Monday, 7 April 2014

Samaras promises tax relief and liquidity to businesses

Prime minister Antonis Samaras announced today that the state will provide small businesses and traders with a much-needed reduction in their overall tax debt, by offsetting taxpayers' VAT debts against the state's.

Businesses and the self-employed are obliged to pre-pay 23 percent Value Added Tax on their turnover each month, or face hefty fines of at least 500 euros. In theory, the state reimburses much of that VAT at the end of the year, once businesses and traders have presented expenses in their tax statements. In practice, however, the state has failed to disburse the cash, holding it as credit against future tax obligations and sucking up liquidity.

"The measure will be sent to parliament soon and implemented in September," said Samaras, adding that it will initially apply to small businesses and traders with turnover of up to half a million euros, before being extended to larger businesses with turnover of up to two million euros.

"With the new system, tax-compliant entrepreneurs will have no run-ins with authorities as a result of the state not paying them," said Samaras. "That will immediately allow the market to operate more smoothly."

The National Confederation of Greek Trade hailed the announcement as "satisfying a standing and vitally important request on the part of Greek trade, whose implementation is expected to provide indirect liquidity to small and medium-sized enterprises."

Liquidity crunch

Withholding VAT refunds is not the only way in which the state has squeezed businesses and traders during the crisis. The state owed private contractors about 9.5bn euros at the end of last year, Samaras revealed. "That sum is now down to 4.7bn euros and will fall to  two billion euros by the end of the year," he said, hailing a new era of "justice and growth". He said that that reduction was thanks, in part, to Greece's unexpectedly high primary surplus for 2013, which the Greek government has said will be about 2.9bn euros.

The European statistical authority, Eurostat, is expected to corroborate Greek 2013 budget figures including the surplus on April 23.

Both announcements are expected to provide much-needed relief for Greece's entrepreneurs, but not all their liquidity problems are resolved. At the beginning of the crisis, in 2010, the state obliged businesses to pre-pay 80 percent of income tax on the following year's expected turnover. That measure remains in force.

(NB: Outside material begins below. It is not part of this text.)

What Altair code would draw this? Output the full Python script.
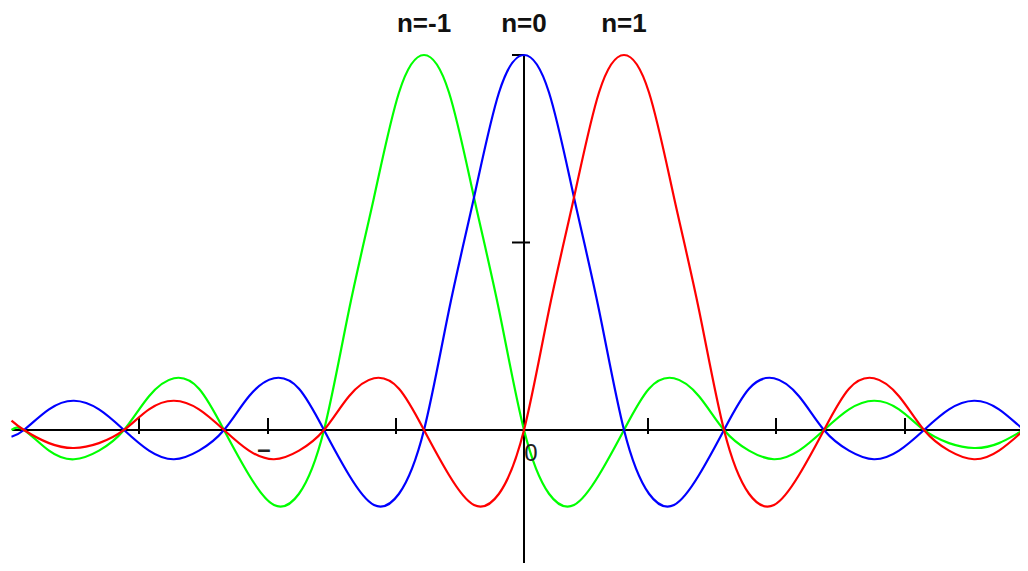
import altair as alt
import pandas as pd

# sample positions (units of the sample spacing)
xs = [-5.125, -5.0, -4.75, -4.5, -4.25, -4.0, -3.75, -3.5, -3.25, -3.0, -2.75, -2.5, -2.25,
      -2.0, -1.75, -1.5, -1.25, -1.0, -0.75, -0.5, -0.25, 0.0, 0.25, 0.5, 0.75, 1.0,
      1.25, 1.5, 1.75, 2.0, 2.25, 2.5, 2.75, 3.0, 3.25, 3.5, 3.75, 4.0, 4.25, 4.5,
      4.75, 5.0, 5.125]

# n = 0 (blue)
blue = [-0.018, 0.0, 0.055, 0.078, 0.055, 0.0, -0.055, -0.078, -0.055, 0.0, 0.09, 0.138, 0.11,
        0.0, -0.12, -0.20, -0.17, 0.0, 0.32, 0.62, 0.90, 1.0, 0.90, 0.62, 0.32, 0.0,
        -0.17, -0.20, -0.12, 0.0, 0.11, 0.138, 0.09, 0.0, -0.055, -0.078, -0.055, 0.0, 0.055, 0.078,
        0.055, 0.0, -0.018]

# n = -1 (green)
green = [0.0, 0.0, -0.055, -0.078, -0.055, 0.0, 0.09, 0.138, 0.11, 0.0, -0.12, -0.20, -0.17,
         0.0, 0.32, 0.62, 0.90, 1.0, 0.90, 0.62, 0.32, 0.0, -0.17, -0.20, -0.12, 0.0,
         0.11, 0.138, 0.09, 0.0, -0.055, -0.078, -0.055, 0.0, 0.055, 0.078, 0.055, 0.0, -0.035, -0.048,
         -0.035, 0.0, 0.01]

# n = 1 (red)
red = [0.025, 0.0, -0.035, -0.048, -0.035, 0.0, 0.055, 0.078, 0.055, 0.0, -0.055, -0.078, -0.055,
       0.0, 0.09, 0.138, 0.11, 0.0, -0.12, -0.20, -0.17, 0.0, 0.32, 0.62, 0.90, 1.0,
       0.90, 0.62, 0.32, 0.0, -0.17, -0.20, -0.12, 0.0, 0.11, 0.138, 0.09, 0.0, -0.055, -0.078,
       -0.055, 0.0, 0.03]

labels = ["n=-1", "n=0", "n=1"]
label_x = [-1.0, 0.0, 1.0]
xtick_pos = [-3.85, -2.56, -1.28, 1.24, 2.52, 3.81]
ytick_pos = [0.5, 1.0]

W, H = 1012, 555
XD = [-5.16, 4.96]
YD = [-0.3547, 1.12533]

xs_ = alt.Scale(domain=XD, nice=False, zero=False)
ys_ = alt.Scale(domain=YD, nice=False, zero=False)
X = lambda f: alt.X(f, type="quantitative", scale=xs_, axis=None)
Y = lambda f: alt.Y(f, type="quantitative", scale=ys_, axis=None)

def curve(vals, color):
    df = pd.DataFrame({"x": xs, "y": vals})
    return alt.Chart(df).mark_line(color=color, strokeWidth=2.2, interpolate="natural", clip=True).encode(
        x=X("x"), y=Y("y"))

# axes
haxis = alt.Chart(pd.DataFrame({"x": [-5.12], "x2": [4.96], "y": [0.0]})).mark_rule(
    color="black", strokeWidth=2, clip=True).encode(x=X("x"), x2="x2", y=Y("y"))
vaxis = alt.Chart(pd.DataFrame({"x": [0.0], "y": [YD[0]], "y2": [1.0]})).mark_rule(
    color="black", strokeWidth=2, clip=True).encode(x=X("x"), y=Y("y"), y2="y2")

xt = pd.DataFrame({"x": xtick_pos})
xt["y"] = -0.011
xt["y2"] = 0.032
xticks = alt.Chart(xt).mark_rule(color="black", strokeWidth=2).encode(x=X("x"), y=Y("y"), y2="y2")

yt = pd.DataFrame({"y": ytick_pos, "x": [-0.12, -0.12], "x2": [0.06, 0.0]})
yticks = alt.Chart(yt).mark_rule(color="black", strokeWidth=2).encode(y=Y("y"), x=X("x"), x2="x2")

lab = pd.DataFrame({"x": label_x, "y": [1.083] * 3, "t": labels})
title_text = alt.Chart(lab).mark_text(font="Liberation Sans", fontSize=26, fontWeight="bold",
                                      color="#111", baseline="middle", align="center").encode(
    x=X("x"), y=Y("y"), text="t:N")

zero_lab = alt.Chart(pd.DataFrame({"x": [0.07], "y": [-0.064], "t": ["0"]})).mark_text(
    font="Liberation Sans", fontSize=24, color="#222", baseline="middle", align="center").encode(
    x=X("x"), y=Y("y"), text="t:N")
dash_lab = alt.Chart(pd.DataFrame({"x": [-2.6], "y": [-0.053], "t": ["–"]})).mark_text(
    font="Liberation Sans", fontSize=24, fontWeight="bold", color="#222", baseline="middle",
    align="center").encode(x=X("x"), y=Y("y"), text="t:N")

chart = alt.layer(
    haxis, vaxis, xticks, yticks,
    curve(green, "#00ff00"), curve(blue, "#0000ff"), curve(red, "#ff0000"),
    title_text, zero_lab, dash_lab,
).properties(
    width=W, height=H, autosize=alt.AutoSizeParams(type="none"), padding=0
).configure_view(stroke=None)

chart.save("out.html", embed_options={"renderer": "svg", "actions": False})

Samaras was elected in June 2012 on a platform of returning Greece to growth and jobs, and he has since reminded voters of his pro-business stance. Last September, during the annual Thessaloniki International Fair, he said that one of the first goals of tax policy would be to lower corporate tax rates from 25 percent to 15 percent.

Shaken

The government is fighting to recover its image after a mixed week. On April 1, an informal meeting of finance ministers approved Greece's delayed facilitation loan instalments amounting to 8.3 bn euros, and praised the country's progress in balancing its budget. But on April 3, Samaras lost his cabinet secretary after the latter was filmed saying that the government is persecuting far-right Golden Dawn for political gain.

A poll for the Sunday edition of To Vima showed the ruling conservatives losing their two-point lead over the radical left opposition party, Syriza. Their approval fell from 21.7 percent of the vote to 20.8 percent between the beginning and the end of the week. Syriza rose from 19.6 percent to 21.5 percent.